Monday, 2 April 2012

Sunday, April 1, 2012

Martha

As if it was trying to be funny today of all days, the Internet in our apartment decided to go completely belly-up. Comcast does this occasionally. They are terrible here in Staunton. The timing was most inconvenient.

Because I don’t want to trudge up the university tonight to post this, I will take care of that (and everything else I needed to be in contact with my email for) tomorrow morning. Also: everyone please pray for my defense on Tuesday and, perhaps more importantly, that I get my appendices done tomorrow.

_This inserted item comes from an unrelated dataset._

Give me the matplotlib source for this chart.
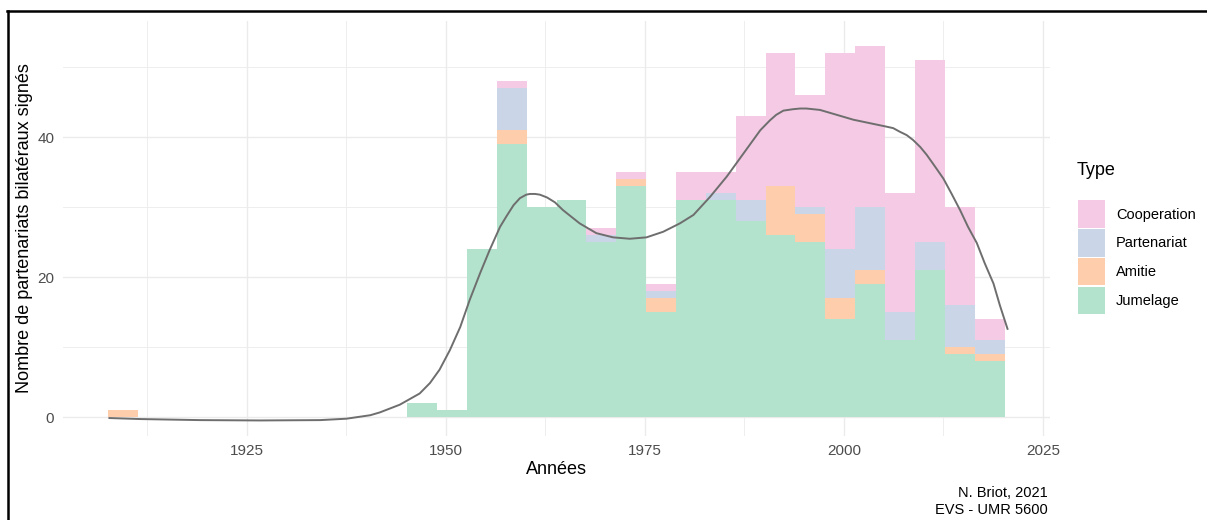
"""Histogramme empilé des partenariats bilatéraux signés par année, avec courbe lissée."""
import matplotlib
matplotlib.use('Agg')
import matplotlib.pyplot as plt
from matplotlib.patches import Rectangle
from matplotlib.lines import Line2D
from matplotlib.ticker import MultipleLocator

plt.rcParams['font.family'] = ['Liberation Sans', 'DejaVu Sans']

W, H = 1207, 520

# Histogramme : 30 classes
BIN_START = 1907.6
BIN_WIDTH = 3.753

jumelage = [0, 0, 0, 0, 0, 0, 0, 0, 0, 0,
            2, 1, 24, 39, 30, 31, 25, 33, 15, 31,
            31, 28, 26, 25, 14, 19, 11, 21, 9, 8]
amitie = [1, 0, 0, 0, 0, 0, 0, 0, 0, 0,
          0, 0, 0, 2, 0, 0, 0, 1, 2, 0,
          0, 0, 7, 4, 3, 2, 0, 0, 1, 1]
partenariat = [0, 0, 0, 0, 0, 0, 0, 0, 0, 0,
               0, 0, 0, 6, 0, 0, 1, 0, 1, 0,
               1, 3, 0, 1, 7, 9, 4, 4, 6, 2]
cooperation = [0, 0, 0, 0, 0, 0, 0, 0, 0, 0,
               0, 0, 0, 1, 0, 0, 1, 1, 1, 4,
               3, 12, 19, 16, 28, 23, 17, 26, 14, 3]

types = ['Jumelage', 'Amitie', 'Partenariat', 'Cooperation']
couleurs = {'Jumelage': '#B3E2CD', 'Amitie': '#FDCDAC',
            'Partenariat': '#CBD5E8', 'Cooperation': '#F4CAE4'}

# Courbe lissée (nombre total)
courbe_annees = [1907.6, 1911.6, 1919.1, 1926.6, 1934.2, 1937.5, 1940.5, 1941.7,
                 1944.2, 1946.7, 1948.0, 1949.2, 1950.5, 1951.8, 1953.0, 1954.3,
                 1955.5, 1956.8, 1957.6, 1958.5, 1959.3, 1960.1, 1960.55, 1961.2,
                 1961.8, 1962.7, 1963.7, 1964.7, 1966.8, 1968.9, 1971.0, 1973.1,
                 1975.2, 1977.3, 1979.4, 1981.1, 1983.2, 1985.3, 1987.4, 1989.5,
                 1990.7, 1991.5, 1992.4, 1993.6, 1994.5, 1995.3, 1997.0, 1999.1,
                 2001.2, 2003.3, 2005.4, 2006.2, 2007.0, 2007.9, 2008.7, 2009.6,
                 2010.4, 2011.4, 2012.5, 2013.5, 2014.6, 2015.6, 2016.7, 2017.7,
                 2018.8, 2019.6, 2020.6]
courbe_valeurs = [-0.1, -0.25, -0.4, -0.45, -0.4, -0.2, 0.3, 0.7,
                  1.8, 3.4, 4.9, 6.8, 9.6, 12.9, 16.8, 20.6,
                  23.9, 27.2, 28.7, 30.3, 31.3, 31.8, 31.9, 31.9,
                  31.8, 31.4, 30.7, 29.6, 27.7, 26.3, 25.7, 25.5,
                  25.7, 26.5, 27.7, 28.9, 31.5, 34.4, 37.7, 41.0,
                  42.4, 43.2, 43.8, 44.0, 44.1, 44.1, 43.9, 43.2,
                  42.5, 42.0, 41.5, 41.3, 40.8, 40.3, 39.6, 38.6,
                  37.5, 35.9, 34.1, 32.0, 29.6, 27.2, 24.9, 22.0,
                  19.1, 16.0, 12.5]

x_ticks = [1925, 1950, 1975, 2000, 2025]
y_ticks = [0, 20, 40]


def px(x, y):
    """Pixels -> coordonnées figure."""
    return x / W, 1 - y / H


fig = plt.figure(figsize=(W / 100, H / 100), dpi=100)
left, top = px(62.7, 21)
right, bottom = px(1050, 436)
ax = fig.add_axes([left, bottom, right - left, top - bottom])

bords = [BIN_START + i * BIN_WIDTH for i in range(len(jumelage))]
series = {'Jumelage': jumelage, 'Amitie': amitie,
          'Partenariat': partenariat, 'Cooperation': cooperation}
base = [0] * len(jumelage)
for t in types:
    vals = series[t]
    ax.bar(bords, vals, width=BIN_WIDTH, bottom=base, align='edge',
           color=couleurs[t], linewidth=0, zorder=2)
    base = [b + v for b, v in zip(base, vals)]

ax.plot(courbe_annees, courbe_valeurs, color='#6e6e6e', lw=1.4, zorder=3,
        solid_capstyle='butt', solid_joinstyle='round')

ax.set_xlim(1901.85, 2025.9)
ax.set_ylim(-2.67, 56.6)
ax.set_xticks(x_ticks)
ax.set_yticks(y_ticks)
ax.xaxis.set_minor_locator(MultipleLocator(12.5))
ax.yaxis.set_minor_locator(MultipleLocator(10))
ax.grid(True, which='major', color='#ebebeb', lw=1.0, zorder=0)
ax.grid(True, which='minor', color='#ebebeb', lw=0.6, zorder=0)
ax.set_axisbelow(True)
for s in ax.spines.values():
    s.set_visible(False)
ax.tick_params(which='both', length=0, labelsize=11, labelcolor='#4d4d4d')
ax.tick_params(axis='x', pad=6)
ax.tick_params(axis='y', pad=6)

ax.set_xlabel('Années', fontsize=13, labelpad=2)
ax.set_ylabel('Nombre de partenariats bilatéraux signés', fontsize=13, labelpad=3)

# Légende
fig.text(*px(1077, 171), 'Type', fontsize=13, va='center', ha='left')
legende = ['Cooperation', 'Partenariat', 'Amitie', 'Jumelage']
for i, t in enumerate(legende):
    y0 = 200.5 + i * 28.7
    x0, y1 = px(1078, y0 + 27.5)
    fig.patches.append(Rectangle((x0, y1), 27 / W, 27.5 / H, transform=fig.transFigure,
                                 facecolor=couleurs[t], edgecolor='none'))
    fig.text(*px(1116, y0 + 14), t, fontsize=10.5, va='center', ha='left')

# Source
fig.text(*px(1048, 493), 'N. Briot, 2021', fontsize=10.5, ha='right', va='center')
fig.text(*px(1048, 510), 'EVS - UMR 5600', fontsize=10.5, ha='right', va='center')

# Cadre
fig.lines.append(Line2D([7 / W, 1], [1 - 11 / H, 1 - 11 / H], transform=fig.transFigure,
                        color='black', lw=1.8))
fig.lines.append(Line2D([7.5 / W, 7.5 / W], [0, 1 - 11 / H], transform=fig.transFigure,
                        color='black', lw=1.8))

fig.savefig('out.png', dpi=100)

Okay, now to Martha (without the benefit of the stuff I’ve already written on her).

MARTHA

It never occurred to me that He wouldn’t come.

It was probably best He didn’t. I was full of recrimination, and just behind it was anger. Bitterness. Unfair, unrighteous, nasty bitterness. The terrible little thought: what good was it to be friends with the Son of God if He did not come to save your brother when he was dying? Had we been wrong all this time? Had we been wrong to think He loved us? That He depended on Lazarus? Was His smile for us, that special smile, false?

In four days many such nasty little thoughts can come to the surface. But they passed, along with the recrimination. I busied myself with the burial arrangements. I busied myself tending to Mary. I busied myself setting up memorials. I busied myself setting our legal affairs in order and double- and triple-checking with every official who came by hoping to take advantage of the poor bereft sisters. I busied myself doing everything and anything but giving in to the thoughts.

I busied myself, but all I wanted was to sit at His feet. Mary, she was wise. That was all she had ever wanted. I wanted to be busy. I felt useful, even powerful, when I was busy. I wanted to find God in the moments between the chores of my daily routine. I wanted to find Him in the faces of those I helped. I wanted to find Him everywhere but waiting around the next corner with His arms open to comfort me.

I wanted Him now. I wanted to sit at His feet. I wanted to feel His words wash over me, His words that I knew would slowly peel the heartbreak back, exposing the deepest wounds and washing them clean. I wanted to sit at His feet. I wanted to be held by my Lord. And I wanted my friend Jesus, beneath it all.

I busied myself because I could not sit at His feet if He had not come. But when I heard that He had, that Jesus was here, I was off like a cat out of an oven. I didn’t notice that I dropped five pots and scrambled over them in my haste. I didn’t notice that I bowled little Rachel over as I bolted out the door. I didn’t hear the shouts of surprise when I leapt over the low wall at the edge of our house. I don’t believe half the stories I heard later. All I knew at the time was that He was here at last. My Jesus. My Lord and my friend. The man at whose feet I knew I would find peace. The peace I had been too busied to be wise enough to seek before now. Before Lazarus’s death stopped me cold.

I was surprised to have beaten Mary to Him. I threw myself at His feet, remembering how Mary had knelt with precious oils and washed His feet with her own hair. I wished I had something of the sort, but I had only myself, in a soiled apron, with a heart broken under the strain of grief, finally ready to sit at His feet.

“Lord, if you had been here, my brother would not have died.”